▽

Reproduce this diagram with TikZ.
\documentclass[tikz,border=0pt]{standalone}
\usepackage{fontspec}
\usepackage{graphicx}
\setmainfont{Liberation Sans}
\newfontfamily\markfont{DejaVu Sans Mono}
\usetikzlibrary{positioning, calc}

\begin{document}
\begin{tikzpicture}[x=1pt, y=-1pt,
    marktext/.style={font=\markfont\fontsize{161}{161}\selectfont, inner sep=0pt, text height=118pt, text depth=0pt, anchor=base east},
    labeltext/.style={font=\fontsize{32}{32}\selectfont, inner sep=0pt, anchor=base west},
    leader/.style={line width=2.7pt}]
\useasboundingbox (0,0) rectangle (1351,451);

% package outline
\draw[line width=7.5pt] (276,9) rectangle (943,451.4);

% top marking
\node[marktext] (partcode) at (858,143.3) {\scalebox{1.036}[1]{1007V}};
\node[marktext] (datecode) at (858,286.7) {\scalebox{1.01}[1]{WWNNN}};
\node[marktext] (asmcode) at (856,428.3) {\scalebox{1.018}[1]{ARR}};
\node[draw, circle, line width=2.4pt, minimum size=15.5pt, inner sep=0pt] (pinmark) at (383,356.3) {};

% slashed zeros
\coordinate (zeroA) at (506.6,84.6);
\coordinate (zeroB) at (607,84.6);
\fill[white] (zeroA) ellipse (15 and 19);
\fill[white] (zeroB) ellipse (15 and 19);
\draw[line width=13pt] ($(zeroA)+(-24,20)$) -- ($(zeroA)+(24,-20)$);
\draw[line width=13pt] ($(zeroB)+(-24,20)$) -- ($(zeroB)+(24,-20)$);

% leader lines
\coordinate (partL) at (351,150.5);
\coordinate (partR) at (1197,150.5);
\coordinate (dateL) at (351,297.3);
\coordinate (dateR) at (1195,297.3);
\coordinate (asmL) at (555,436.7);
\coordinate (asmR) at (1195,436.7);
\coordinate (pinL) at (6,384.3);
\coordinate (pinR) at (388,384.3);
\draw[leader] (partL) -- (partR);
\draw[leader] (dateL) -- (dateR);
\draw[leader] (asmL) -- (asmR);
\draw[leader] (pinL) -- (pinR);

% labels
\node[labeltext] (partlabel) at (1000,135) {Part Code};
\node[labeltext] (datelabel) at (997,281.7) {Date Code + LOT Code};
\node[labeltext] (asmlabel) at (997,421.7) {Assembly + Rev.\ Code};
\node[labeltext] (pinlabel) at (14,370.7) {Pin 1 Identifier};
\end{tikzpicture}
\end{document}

△

Reprint the data above from the opening line to the line holding "line width=2.4pt, minimum", inclusive, and nothing else.

Reproduce this diagram with TikZ.
\documentclass[tikz,border=0pt]{standalone}
\usepackage{fontspec}
\usepackage{graphicx}
\setmainfont{Liberation Sans}
\newfontfamily\markfont{DejaVu Sans Mono}
\usetikzlibrary{positioning, calc}

\begin{document}
\begin{tikzpicture}[x=1pt, y=-1pt,
    marktext/.style={font=\markfont\fontsize{161}{161}\selectfont, inner sep=0pt, text height=118pt, text depth=0pt, anchor=base east},
    labeltext/.style={font=\fontsize{32}{32}\selectfont, inner sep=0pt, anchor=base west},
    leader/.style={line width=2.7pt}]
\useasboundingbox (0,0) rectangle (1351,451);

% package outline
\draw[line width=7.5pt] (276,9) rectangle (943,451.4);

% top marking
\node[marktext] (partcode) at (858,143.3) {\scalebox{1.036}[1]{1007V}};
\node[marktext] (datecode) at (858,286.7) {\scalebox{1.01}[1]{WWNNN}};
\node[marktext] (asmcode) at (856,428.3) {\scalebox{1.018}[1]{ARR}};
\node[draw, circle, line width=2.4pt, minimum size=15.5pt, inner sep=0pt] (pinmark) at (383,356.3) {};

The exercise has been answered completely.